'''
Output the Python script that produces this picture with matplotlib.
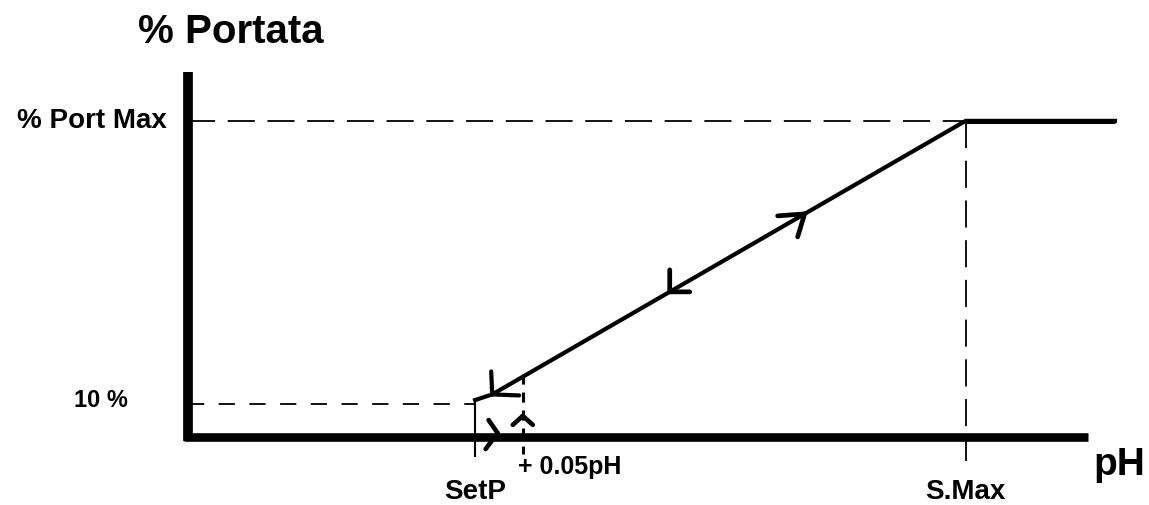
import matplotlib
matplotlib.use('Agg')
import matplotlib.pyplot as plt

plt.rcParams['font.family'] = ['Liberation Sans', 'DejaVu Sans']

# valori (asse x: pH schematico, asse y: % portata)
set_p = 3.19          # SetP
set_p_plus = 3.72     # SetP + 0.05 pH
s_max = 8.64          # S.Max
ph_axis_end = 10.0
ph_end = 10.3
port_min = 10         # 10 %
port_max = 95.8       # % Port Max
y_axis_top = 110.6

# curva portata / pH
knee_x = [set_p, 3.38]
knee_y = [11.2, 12.9]
curve_x = knee_x + [s_max, ph_end]
curve_y = knee_y + [port_max, port_max]

# posizione delle frecce lungo il tratto inclinato (frazione)
arrow_up_frac = 0.66
arrow_down_frac = 0.375

fig = plt.figure(figsize=(11.49, 5.06), dpi=100)
ax = fig.add_axes([0, 0, 1, 1])
ax.set_xlim(-188 / 90, (1149 - 188) / 90)
ax.set_ylim((438 - 506) / 3.3, 438 / 3.3)
ax.axis('off')

# assi spessi
ax.plot([0, 0], [-1.2, y_axis_top], color='black', lw=7, solid_capstyle='butt')
ax.plot([-0.05, ph_axis_end], [0, 0], color='black', lw=6.2, solid_capstyle='butt')

# linee guida tratteggiate
ax.plot([0, s_max], [port_max, port_max], color='black', lw=1.3, ls=(0, (15, 7)))
ax.plot([s_max, s_max], [port_max, -7.3], color='black', lw=1.3, ls=(0, (15, 7)))
ax.plot([0, set_p], [port_min, port_min], color='black', lw=1.3, ls=(0, (9, 8)))
ax.plot([set_p_plus, set_p_plus], [19.1, -5.2], color='black', lw=2.2, ls=(0, (3.3, 2.6)))

# tacca verticale SetP e curva
ax.plot([set_p, set_p], [-5.8, knee_y[0]], color='black', lw=1.5)
ax.plot(curve_x, curve_y, color='black', lw=3, solid_joinstyle='miter')
ax.plot([s_max, ph_end], [port_max, port_max], color='black', lw=3.6, solid_capstyle='butt')


def chevron(x, y, arms, lw=3):
    for dx, dy in arms:
        ax.annotate('', xy=(x, y), xytext=(dx * 0.72, dy * 0.72), textcoords='offset points',
                    arrowprops=dict(arrowstyle='-', lw=lw, color='black',
                                    shrinkA=0, shrinkB=0))


def along(frac):
    x = knee_x[1] + frac * (s_max - knee_x[1])
    y = knee_y[1] + frac * (port_max - knee_y[1])
    return x, y


# frecce
chevron(3.44, 1.2, [(-9, 13), (-12, -16)], lw=3.3)
chevron(set_p_plus, 6.4, [(-10, -9), (10, -9)], lw=3.3)
chevron(knee_x[1], knee_y[1], [(-1, 23), (27, -1)])
chevron(*along(arrow_down_frac), [(0, 22), (20, 0)], lw=3.4)
chevron(*along(arrow_up_frac), [(-27, -2), (-7, -23)], lw=3.4)

# testi
bold = dict(fontweight='bold', color='black', va='baseline')
ax.text(-0.556, 119.7, '% Portata', fontsize=29, ha='left', **bold)
ax.text(-0.233, 93.9, '% Port Max', fontsize=20, ha='right', **bold)
ax.text(-0.667, 9.4, '10 %', fontsize=17, ha='right', **bold)
ax.text(set_p, -18.6, 'SetP', fontsize=20, ha='center', **bold)
ax.text(3.667, -10.9, '+ 0.05pH', fontsize=18, ha='left', **bold)
ax.text(s_max, -18.4, 'S.Max', fontsize=20, ha='center', **bold)
ax.text(10.06, -11.2, 'pH', fontsize=28, ha='left', **bold)

fig.savefig('out.png', dpi=100, facecolor='white')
'''
Exactly restate the lines from the beginning of the data through the line with "plt.rcParams['font.family'] = ['Liberation", and no others, keeping pictures out.

Output the Python script that produces this picture with matplotlib.
import matplotlib
matplotlib.use('Agg')
import matplotlib.pyplot as plt

plt.rcParams['font.family'] = ['Liberation Sans', 'DejaVu Sans']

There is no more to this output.